Prediction of progressive surface subsidence above longwall coal mining using a time function

摘要

Based on the Knothe time function, the prediction of progressive subsidence has been demonstrated, and the factor of proportionality, C, describing the influence of geological and mining conditions on the deformation process in time has been determined when there is no measured material in practice. The prediction of progressive subsidence for the 1176E working face, Qianjiaying Coal Mine, indicates that this method is effective and easy to apply for analysis in practice. The differential subsidence characteristics, such as progressive slope, progressive curvature and horizontal strain can also be calculated similarly. Although we found that the tangent of major influence angle is constant, in fact this is different from the traditional Chinese researchers' standpoint.However, determining the real distribution of a time function is not an easy problem in theory and the imperfections of Knothe time function still occur.

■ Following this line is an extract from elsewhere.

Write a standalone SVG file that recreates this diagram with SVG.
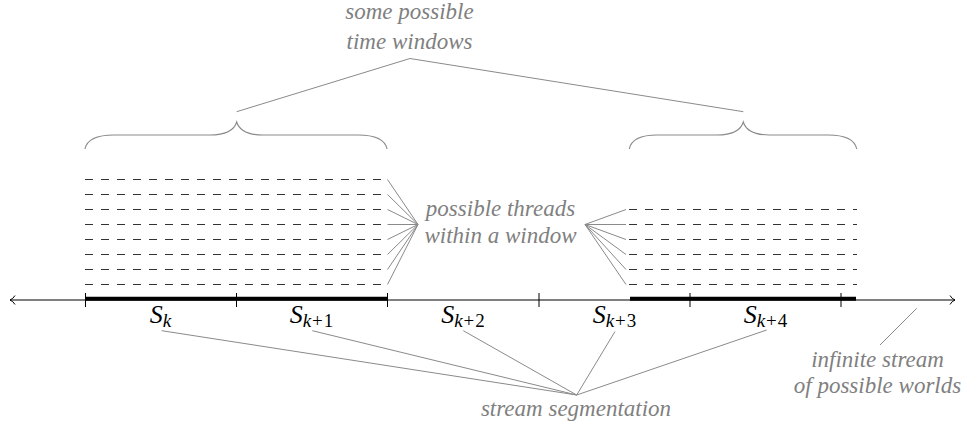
<svg xmlns="http://www.w3.org/2000/svg" width="969" height="431" viewBox="0 0 969 431">
<rect width="969" height="431" fill="#fff"/>

<g id="axis" stroke="#000" stroke-width="1" fill="none">
  <line x1="10" y1="300" x2="955" y2="300"/>
  <path d="M15,295.5 Q13,299 10,300 Q13,301 15,304.5"/>
  <path d="M950,295.5 Q952,299 955,300 Q952,301 950,304.5"/>
  <line x1="85" y1="298.7" x2="387" y2="298.7" stroke-width="4"/>
  <line x1="630" y1="298.7" x2="856" y2="298.7" stroke-width="4"/>
  <line x1="85.5" y1="293" x2="85.5" y2="307"/>
  <line x1="236.5" y1="293" x2="236.5" y2="307"/>
  <line x1="387.5" y1="293" x2="387.5" y2="307"/>
  <line x1="539" y1="293" x2="539" y2="307"/>
  <line x1="690" y1="293" x2="690" y2="307"/>
  <line x1="841" y1="293" x2="841" y2="307"/>
</g>

<g id="seg-k"><text x="160.5" y="323" font-family="'Times New Roman', 'Liberation Serif', serif" font-size="26" fill="#000" text-anchor="middle"><tspan font-style="italic">S</tspan><tspan font-size="19" font-style="italic" dy="4">k</tspan></text></g>
<g id="seg-k1"><text x="311.5" y="323" font-family="'Times New Roman', 'Liberation Serif', serif" font-size="26" fill="#000" text-anchor="middle"><tspan font-style="italic">S</tspan><tspan font-size="19" dy="4"><tspan font-style="italic">k</tspan><tspan dx="1">+</tspan><tspan dx="1">1</tspan></tspan></text></g>
<g id="seg-k2"><text x="463" y="323" font-family="'Times New Roman', 'Liberation Serif', serif" font-size="26" fill="#000" text-anchor="middle"><tspan font-style="italic">S</tspan><tspan font-size="19" dy="4"><tspan font-style="italic">k</tspan><tspan dx="1">+</tspan><tspan dx="1">2</tspan></tspan></text></g>
<g id="seg-k3"><text x="614.5" y="323" font-family="'Times New Roman', 'Liberation Serif', serif" font-size="26" fill="#000" text-anchor="middle"><tspan font-style="italic">S</tspan><tspan font-size="19" dy="4"><tspan font-style="italic">k</tspan><tspan dx="1">+</tspan><tspan dx="1">3</tspan></tspan></text></g>
<g id="seg-k4"><text x="765.5" y="323" font-family="'Times New Roman', 'Liberation Serif', serif" font-size="26" fill="#000" text-anchor="middle"><tspan font-style="italic">S</tspan><tspan font-size="19" dy="4"><tspan font-style="italic">k</tspan><tspan dx="1">+</tspan><tspan dx="1">4</tspan></tspan></text></g>

<g id="threads-left" stroke="#333" stroke-width="1" stroke-dasharray="8 8" fill="none">
  <line x1="85" y1="179.5" x2="387" y2="179.5"/>
  <line x1="85" y1="194.5" x2="387" y2="194.5"/>
  <line x1="85" y1="209.5" x2="387" y2="209.5"/>
  <line x1="85" y1="224.5" x2="387" y2="224.5"/>
  <line x1="85" y1="239.5" x2="387" y2="239.5"/>
  <line x1="85" y1="254.5" x2="387" y2="254.5"/>
  <line x1="85" y1="269.5" x2="387" y2="269.5"/>
  <line x1="85" y1="284.5" x2="387" y2="284.5"/>
</g>
<g id="threads-right" stroke="#333" stroke-width="1" stroke-dasharray="8 8" fill="none">
  <line x1="629" y1="209.5" x2="857" y2="209.5"/>
  <line x1="629" y1="224.5" x2="857" y2="224.5"/>
  <line x1="629" y1="239.5" x2="857" y2="239.5"/>
  <line x1="629" y1="254.5" x2="857" y2="254.5"/>
  <line x1="629" y1="269.5" x2="857" y2="269.5"/>
  <line x1="629" y1="284.5" x2="857" y2="284.5"/>
</g>

<g id="window-left" stroke="#8a8a8a" stroke-width="1.1" fill="none">
  <path d="M85,149 C87,139 97,135 114,135 L210,135 C225,135 234,131 236.7,122 C239.4,131 248,135 263,135 L358,135 C375,135 385,139 387,149"/>
</g>
<g id="window-right" stroke="#8a8a8a" stroke-width="1.1" fill="none">
  <path d="M629.3,149 C631.3,139 641,135 657,135 L717,135 C732,135 740.6,131 743.3,122 C746,131 754.6,135 769.6,135 L828,135 C845,135 854.7,139 856.7,149"/>
</g>

<g id="label-windows">
  <text x="409.5" y="18.5" font-family="'Times New Roman', 'Liberation Serif', serif" font-style="italic" font-size="23" fill="#808080" text-anchor="middle">some possible</text>
  <text x="409.5" y="48.5" font-family="'Times New Roman', 'Liberation Serif', serif" font-style="italic" font-size="23" fill="#808080" text-anchor="middle">time windows</text>
</g>
<g id="label-threads">
  <text x="500.5" y="215.5" font-family="'Times New Roman', 'Liberation Serif', serif" font-style="italic" font-size="23" fill="#808080" text-anchor="middle">possible threads</text>
  <text x="500.5" y="243" font-family="'Times New Roman', 'Liberation Serif', serif" font-style="italic" font-size="23" fill="#808080" text-anchor="middle">within a window</text>
</g>
<g id="label-segmentation">
  <text x="576" y="416" font-family="'Times New Roman', 'Liberation Serif', serif" font-style="italic" font-size="23" fill="#808080" text-anchor="middle">stream segmentation</text>
</g>
<g id="label-stream">
  <text x="877.5" y="367" font-family="'Times New Roman', 'Liberation Serif', serif" font-style="italic" font-size="23" fill="#808080" text-anchor="middle">infinite stream</text>
  <text x="877.5" y="393" font-family="'Times New Roman', 'Liberation Serif', serif" font-style="italic" font-size="23" fill="#808080" text-anchor="middle">of possible worlds</text>
</g>

<g id="connectors" stroke="#8a8a8a" stroke-width="1" fill="none">
  <polyline points="236.7,111.7 410,58.5 743.3,111.7"/>
  <line x1="387.5" y1="179.5" x2="418" y2="224.5"/>
  <line x1="387.5" y1="194.5" x2="418" y2="224.5"/>
  <line x1="387.5" y1="209.5" x2="418" y2="224.5"/>
  <line x1="387.5" y1="224.5" x2="418" y2="224.5"/>
  <line x1="387.5" y1="239.5" x2="418" y2="224.5"/>
  <line x1="387.5" y1="254.5" x2="418" y2="224.5"/>
  <line x1="387.5" y1="269.5" x2="418" y2="224.5"/>
  <line x1="387.5" y1="284.5" x2="418" y2="224.5"/>
  <line x1="626" y1="209.5" x2="585" y2="224.5"/>
  <line x1="626" y1="224.5" x2="585" y2="224.5"/>
  <line x1="626" y1="239.5" x2="585" y2="224.5"/>
  <line x1="626" y1="254.5" x2="585" y2="224.5"/>
  <line x1="626" y1="269.5" x2="585" y2="224.5"/>
  <line x1="626" y1="284.5" x2="585" y2="224.5"/>
  <line x1="161.7" y1="330.7" x2="576.7" y2="395"/>
  <line x1="312.3" y1="330.7" x2="576.7" y2="395"/>
  <line x1="463.3" y1="330.7" x2="576.7" y2="395"/>
  <line x1="615" y1="331.5" x2="576.7" y2="395"/>
  <line x1="766.7" y1="330" x2="576.7" y2="395"/>
  <line x1="880" y1="345" x2="916.7" y2="308.3"/>
</g>
</svg>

In order to determine Knothe time function's character, we make an assumption that the variable t has values in the range from zero to + infinity. Results of the analysis demonstrate that in this model the time function increases from a minimal value equal to zero to a maximal value limited by the horizontal asymptote. The first derivative is a decreasing function, and its maximum occurs for a time t = 0. The second derivative is a function increasing from a minimal value to zero. It must be noted that the subsidence rate initially increases from a value equal to zero (for t = 0) to a maximal value, and then it decreases to zero (for t = + infinity) in real conditions. The second derivative, which represents the subsidence acceleration, increases from a value equal to zero (for t = 0) to a maximal value, then it decreases to a minimal value less than zero, and then it increases asymptotically to zero. That is to say, we cannot simulate the subsidence rate and acceleration using the Knothe time function. Thus, further aspects now need to be investigated and remain to be solved in the future.